Se da una parte Fame cerca di riprendere il tema dell'inseguimento del successo da parte degli allievi della High Scool for Performings Arts, Bob Fosse invece in All that jazz punta sulla figura del regista, unico dio dello spettacolo, unico strumento capace di trasferire la genialità dell'arte nella professionalità degli interpreti. Dopo dieci anni il musical diventa film: dieci anni possono essere tanti nella storia di uno spettacolo, e infatti sono state necessarie cure di ringiovanimento sia per le musiche che per la coreografia, ma sostanzialmente la struttura è rimasta identica.

Alla regia viene chiamato, dopo esitazioni e cambiamenti, Richard Attenborough, attore e regista inglese conosciuto soprattutto per la sua ultima produzione,Gandhi, e gli 8 Oscar vinti nel 1982. Attenborough non tocca minimamente l'unità di spazio e tempo che caratterizza Chorus Line, salvo alcuni flash-back sul passato amore del regista con una ballerina, e punta tutto sulla capacità dei ballerini di rivivere nella finzione le angosce e le paure provate nella realtà durante le audizioni. Ai 20 protagonisti - scelti tra circa 3.000 candidati - è stato raccomandato di vivere lo spettacolo come realtà, di odiare il regista, di sperare, di soffrire. E il film si regge proprio sulla loro bravura, sia nei momenti di ballo, dove riescono a far parlare all'unisono i loro corpi, sia nella recitazione, quando impietosamente vengono obbligati a parlare di se stessi, della loro infanzia, dei loro problemi. Ne escono fuori storie a volte patetiche, a volte drammatiche, ma raccontate con semplicità, quasi con sincerità. Forse il meno riuscito è il regista, Michael Douglas, certamente il ruolo più scomodo del film. Michael Douglas dovrebbe apparire odioso, freddo, distaccato, ma esce solo parzialmente dal suo cliché di "buono", quello che ci ha fatto conoscere nelle centinaia di puntate di Le strade di San Francisco o nell'awenturoso All'inseguimento della pietra verde.
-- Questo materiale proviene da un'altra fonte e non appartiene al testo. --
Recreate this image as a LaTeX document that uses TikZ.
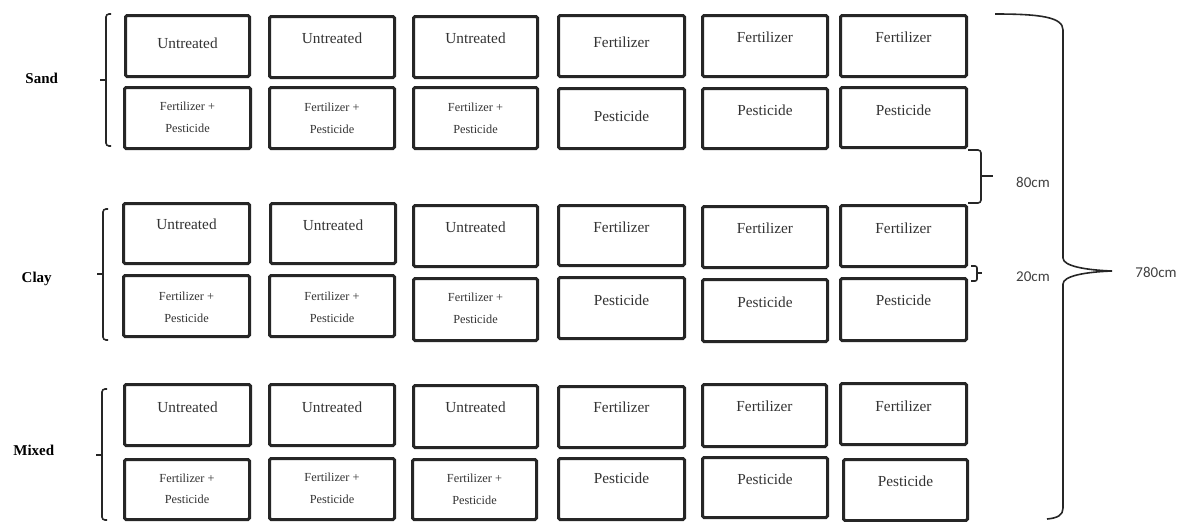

Più convincenti, come abbiamo detto, gli altri attori: c'è Nicole Fosse, la figlia di Bob Fosse, Audrey Landers, famosa per le sue apparizioni nel chilometrico Dallas, Vicki Frederick, già vista in California Dolls, e altri volti sconosciuti, tutti giovani, belli, scattanti.

Chorus Line non è certo un film che marcherà la storia del cinema, ma è spettacolo, e, come è stato tante volte ripetuto nella finzione hollywoodiana, "the show must go on".